Barricades enflammées, tranchées et tirs de lacrymogènes... Le «retour à l’État de droit» promis par le gouvernement tarde à se concrétiser sur la Zad de Notre-Dame-des-Landes (Loire-Atlantique), en proie à des affrontements quotidiens depuis le début des expulsions.
Force est de constater que la ZAD a rarement autant ressemblé à la «zone de non droit» décrite par le gouvernement que depuis le début de l'opération d'expulsion.
«La Zad s'était vidée de gens un peu violents. Cette intervention a fait revenir des loustics professionnels», raconte Franck, 57 ans, un cheminot en retraite venu d'Indre-et-Loire en tant que sympathisant. «Ils n'ont rien appris de l'opération César», l'opération manquée d'évacuation de la ZAD en 2012, estime-t-il à propos des autorités.
Les zadistes «ont obtenu un certain nombre de renforts», a d'ailleurs reconnu vendredi le général Richard Lizurey, directeur général de la gendarmerie.
«Nous étions en début de semaine à 250 personnes présentes sur la zone. (Jeudi) soir nous avions 700 personnes en face de nous, notamment des gens extrêmement violents, de l'ultra-gauche, certains black-blocs sont présents ici. Le seul objectif c'est de casser, de casser du gendarme, de blesser, d’agresser, de vandaliser», a-t-il ajouté.
«Le mouvement était en train de s'entre-déchirer, mais Macron nous a offert la victoire. Les gendarmes, c'est ça qui nous réunit», affirme de son côté un zadiste, Claude Montemaggi, dit «Tonton des Planchettes».
«Électron libre» et «insatisfait de la ZAD», il se réjouit cependant de la «deuxième chance» offerte par les expulsions. «Je ne sais pas ce qu'il croit Macron, mais le zadiste, tu le sors par la porte, il rentre par la fenêtre», assure-t-il, en saluant «cette occasion inespérée d'être unis ensemble».

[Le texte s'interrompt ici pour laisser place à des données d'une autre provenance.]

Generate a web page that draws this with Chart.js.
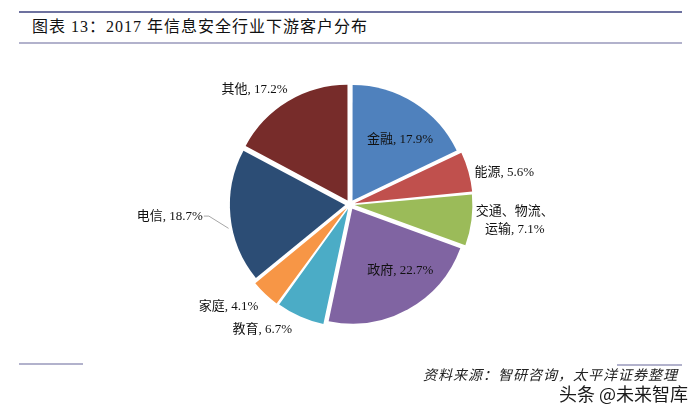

Cheveux blancs et fort accent marseillais, ce sexagénaire fait partie des premiers expulsés de la ZAD. Réveillé très tôt lundi matin, «je me suis retrouvé comme Ginette dans "Le Père Noël est une ordure, avec toute ma vie dans un caddie : une guitare, un duvet, ma chienne et ses huit chiots», raconte cet ancien maçon, installé dans le bocage nantais depuis janvier 2013.
Enlisement ?
Depuis lundi, des affrontements à coups de cocktails Molotov, fusées et pierres d'un côté, lacrymogènes et grenades assourdissantes ou de désencerclement de l'autre, ont fait des dizaines de blessés.
La route départementale 81, qui traverse la ZAD et où l'on pouvait circuler normalement il y a encore une semaine, est désormais constamment encombrée de chicanes ou de barricades fumantes.

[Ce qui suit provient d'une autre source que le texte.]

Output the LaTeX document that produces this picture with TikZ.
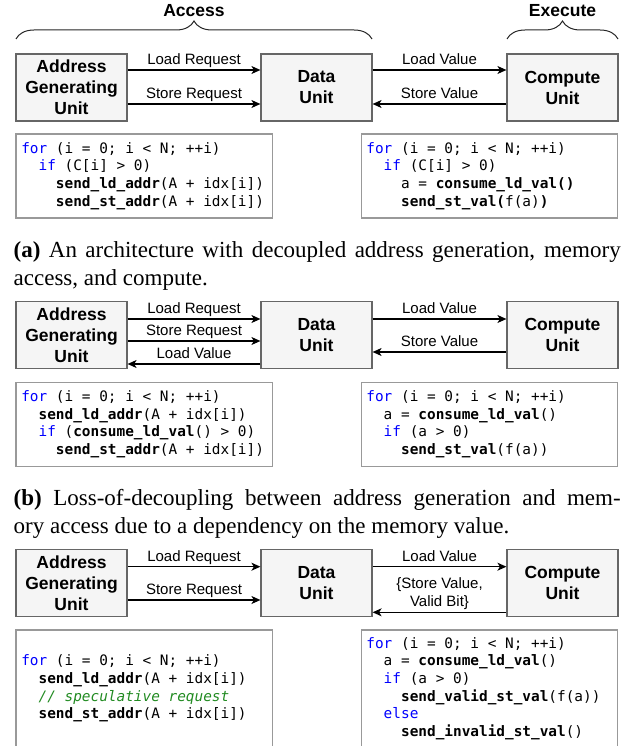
\documentclass[tikz,border=0pt]{standalone}
\usepackage{fontspec}
\setmainfont{Liberation Serif}
\setsansfont{Liberation Sans}
\setmonofont{DejaVu Sans Mono}
\usepackage{xcolor}
\usetikzlibrary{arrows.meta,decorations.pathreplacing}
\tikzset{>={Stealth[length=9pt,width=8pt,inset=2.5pt]}}
\definecolor{boxfill}{HTML}{F5F5F5}
\definecolor{boxline}{HTML}{666666}
\definecolor{codeline}{HTML}{999999}
\definecolor{kwblue}{HTML}{0000FF}
\definecolor{cmtgreen}{HTML}{228B22}
\newcommand{\monosp}{\spaceskip=\fontcharwd\font`x\relax\xspaceskip=\spaceskip}
\newcommand{\kw}[1]{\textcolor{kwblue}{#1}}
\newcommand{\fn}[1]{\textbf{#1}}
\newcommand{\cmt}[1]{\textcolor{cmtgreen}{\itshape #1}}
\newcommand{\ind}{\phantom{xx}}

\tikzset{
  block/.style={draw=boxline, fill=boxfill, line width=1.2pt, minimum width=111pt, minimum height=67pt,
    inner sep=0pt, align=center, font=\fontsize{17.5}{21}\selectfont\sffamily\bfseries},
  codebox/.style={draw=codeline, line width=1.2pt, minimum height=84pt, text width=246pt,
    inner xsep=5.25pt, inner ysep=0pt, align=left, font=\fontsize{14.4}{17.7}\selectfont\ttfamily,
    execute at begin node=\monosp},
  lbl/.style={anchor=base, yshift=5.5pt, inner sep=0pt, font=\fontsize{15}{18.4}\selectfont\sffamily},
  heading/.style={anchor=base, inner sep=0pt, font=\fontsize{17.5}{21}\selectfont\sffamily\bfseries},
  capline/.style={anchor=base west, inner sep=0pt, font=\fontsize{23}{28}\selectfont},
  curly/.style={decorate, decoration={brace, amplitude=18pt}, line width=1pt, black!85}
}

\begin{document}
\begin{tikzpicture}[x=1pt,y=-1pt]
\clip (0,0) rectangle (621,746);

% Headings
\node[heading] (access) at (194,17) {Access};
\node[heading] (execute) at (562.5,17) {Execute};
\draw[curly] (16,39) -- (372,39);
\draw[curly] (507,39) -- (618,39);

%% (a) decoupled
\node[block] (aguA) at (71.5,87.5) {Address\\Generating\\Unit};
\node[block] (duA) at (316.5,87.5) {Data\\Unit};
\node[block] (cuA) at (562.5,87.5) {Compute\\Unit};

\draw[->,line width=1.2pt] (aguA.east |- 0,70) -- node[lbl]{Load Request} (duA.west |- 0,70);
\draw[->,line width=1.2pt] (aguA.east |- 0,104) -- node[lbl]{Store Request} (duA.west |- 0,104);
\draw[->,line width=1.2pt] (duA.east |- 0,70) -- node[lbl]{Load Value} (cuA.west |- 0,70);
\draw[->,line width=1.2pt] (cuA.west |- 0,104) -- node[lbl]{Store Value} (duA.east |- 0,104);

\node[codebox] (codeA1) at (144.25,176) {\kw{for} (i = 0; i < N; ++i)\\
\ind\kw{if} (C[i] > 0)\\
\ind\ind\fn{send\_ld\_addr}(A + idx[i])\\
\ind\ind\fn{send\_st\_addr}(A + idx[i])};
\node[codebox] (codeA2) at (489.4,176) {\kw{for} (i = 0; i < N; ++i)\\
\ind\kw{if} (C[i] > 0)\\
\ind\ind a = \fn{consume\_ld\_val()}\\
\ind\ind\fn{send\_st\_val(}f(a)\fn{)}};

\node[capline] (capA1) at (13.5,257) {\makebox[607pt][s]{\textbf{(a)} An architecture with decoupled address generation, memory}};
\node[capline] (capA2) at (13.5,285) {access, and compute.};

%% (b) loss of decoupling
\node[block] (aguB) at (71.5,335.3) {Address\\Generating\\Unit};
\node[block] (duB) at (316.5,335.3) {Data\\Unit};
\node[block] (cuB) at (562.5,335.3) {Compute\\Unit};

\draw[->,line width=1.2pt] (aguB.east |- 0,319) -- node[lbl]{Load Request} (duB.west |- 0,319);
\draw[->,line width=1.2pt] (aguB.east |- 0,341) -- node[lbl]{Store Request} (duB.west |- 0,341);
\draw[->,line width=1.2pt] (duB.west |- 0,364) -- node[lbl]{Load Value} (aguB.east |- 0,364);
\draw[->,line width=1.2pt] (duB.east |- 0,319) -- node[lbl]{Load Value} (cuB.west |- 0,319);
\draw[->,line width=1.2pt] (cuB.west |- 0,352) -- node[lbl]{Store Value} (duB.east |- 0,352);

\node[codebox] (codeB1) at (144.25,424.3) {\kw{for} (i = 0; i < N; ++i)\\
\ind\fn{send\_ld\_addr}(A + idx[i])\\
\ind\kw{if} (\fn{consume\_ld\_val}() > 0)\\
\ind\ind\fn{send\_st\_addr}(A + idx[i])};
\node[codebox] (codeB2) at (489.4,424.3) {\kw{for} (i = 0; i < N; ++i)\\
\ind a = \fn{consume\_ld\_val}()\\
\ind\kw{if} (a > 0)\\
\ind\ind\fn{send\_st\_val}(f(a))};

\node[capline] (capB1) at (13.5,505) {\makebox[607pt][s]{\textbf{(b)} Loss-of-decoupling between address generation and mem-}};
\node[capline] (capB2) at (13.5,533) {ory access due to a dependency on the memory value.};

%% (c) speculative store requests
\node[block] (aguC) at (71.5,583) {Address\\Generating\\Unit};
\node[block] (duC) at (316.5,583) {Data\\Unit};
\node[block] (cuC) at (562.5,583) {Compute\\Unit};

\draw[->,line width=1.2pt] (aguC.east |- 0,566.7) -- node[lbl]{Load Request} (duC.west |- 0,566.7);
\draw[->,line width=1.2pt] (aguC.east |- 0,600) -- node[lbl]{Store Request} (duC.west |- 0,600);
\draw[->,line width=1.2pt] (duC.east |- 0,566.7) -- node[lbl]{Load Value} (cuC.west |- 0,566.7);
\draw[->,line width=1.2pt] (cuC.west |- 0,612.3) -- node[lbl,anchor=south,yshift=-3.4pt,align=center]{\{Store Value,\\Valid Bit\}} (duC.east |- 0,612.3);

\node[codebox,minimum height=117pt] (codeC1) at (144.25,688.5) {\kw{for} (i = 0; i < N; ++i)\\
\ind\fn{send\_ld\_addr}(A + idx[i])\\
\ind\cmt{// speculative request}\\
\ind\fn{send\_st\_addr}(A + idx[i])};
\node[codebox,minimum height=117pt] (codeC2) at (489.4,688.5) {\kw{for} (i = 0; i < N; ++i)\\
\ind a = \fn{consume\_ld\_val}()\\
\ind\kw{if} (a > 0)\\
\ind\ind\fn{send\_valid\_st\_val}(f(a))\\
\ind\kw{else}\\
\ind\ind\fn{send\_invalid\_st\_val}()};

\end{tikzpicture}
\end{document}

A deux reprises, vendredi et samedi matin, les gendarmes sont intervenus avec des véhicules blindés pour la dégager. Mais à peine étaient-ils partis que des barricades étaient immédiatement reconstruites, à l'aide de pneus ou de troncs d'arbres.
Des tranchées ont également été creusées sur le chemin de Suez, en plein cœur de la ZAD, pour empêcher le passage des blindés.

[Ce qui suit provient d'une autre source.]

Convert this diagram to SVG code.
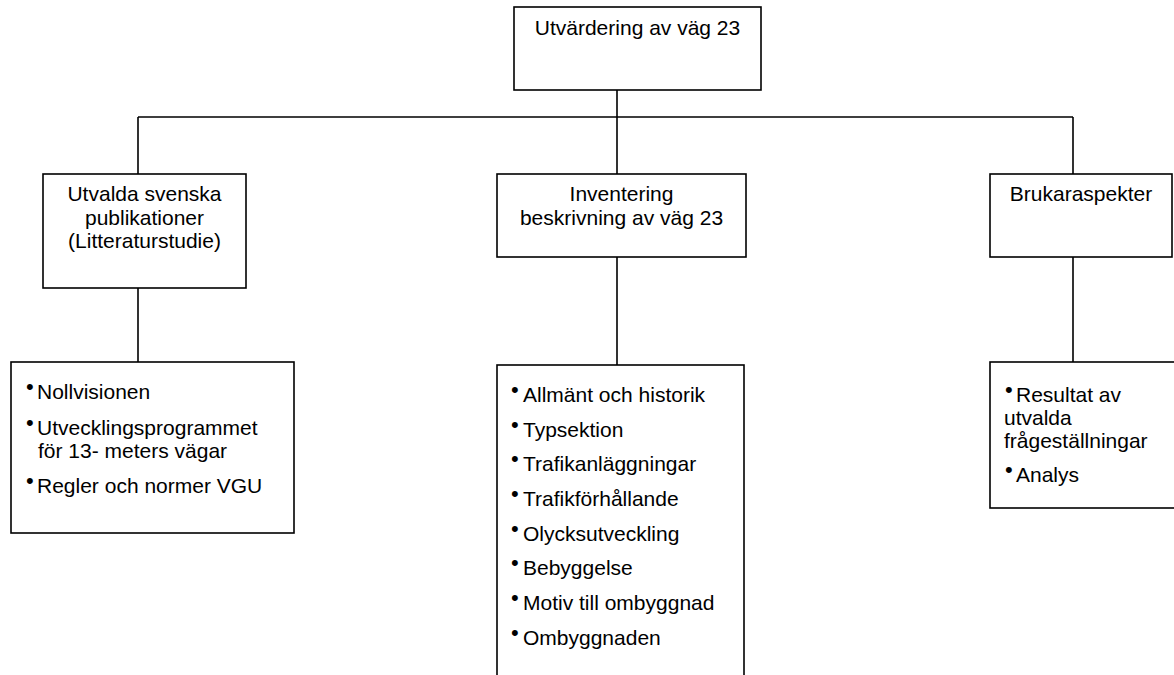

L'autre route traversant la ZAD, la RD 281, a été dégagée de ses chicanes par les opposants après l'abandon du projet d'aéroport en janvier. Contrôlée par les gendarmes, elle est toujours fermée à la circulation, ce qui oblige les riverains à faire de longs détours pour rejoindre leurs habitations.
L'électricité a en outre été coupée chez plusieurs riverains de la ZAD «car un transformateur se trouvait à proximité d'un squat, près duquel des opérations sont en cours», a indiqué la préfecture à l'AFP. «Des groupes électrogènes ont été mis en place dans l'urgence», a-t-elle ajouté, sans préciser le nombre de foyers touchés.
«Ce qui est triste, c'est qu'un dialogue était commencé, c'était loin d'être la seule solution cette intervention», confie un jeune pacifiste breton, une peau de mouton sur le dos, venu aider à évacuer les blessés sur le «champ de bataille».
«On va rentrer dans un cycle d'occupation, avec des escarmouches régulières, ça va s'enliser», estime Franck, «pas optimiste» pour l'avenir.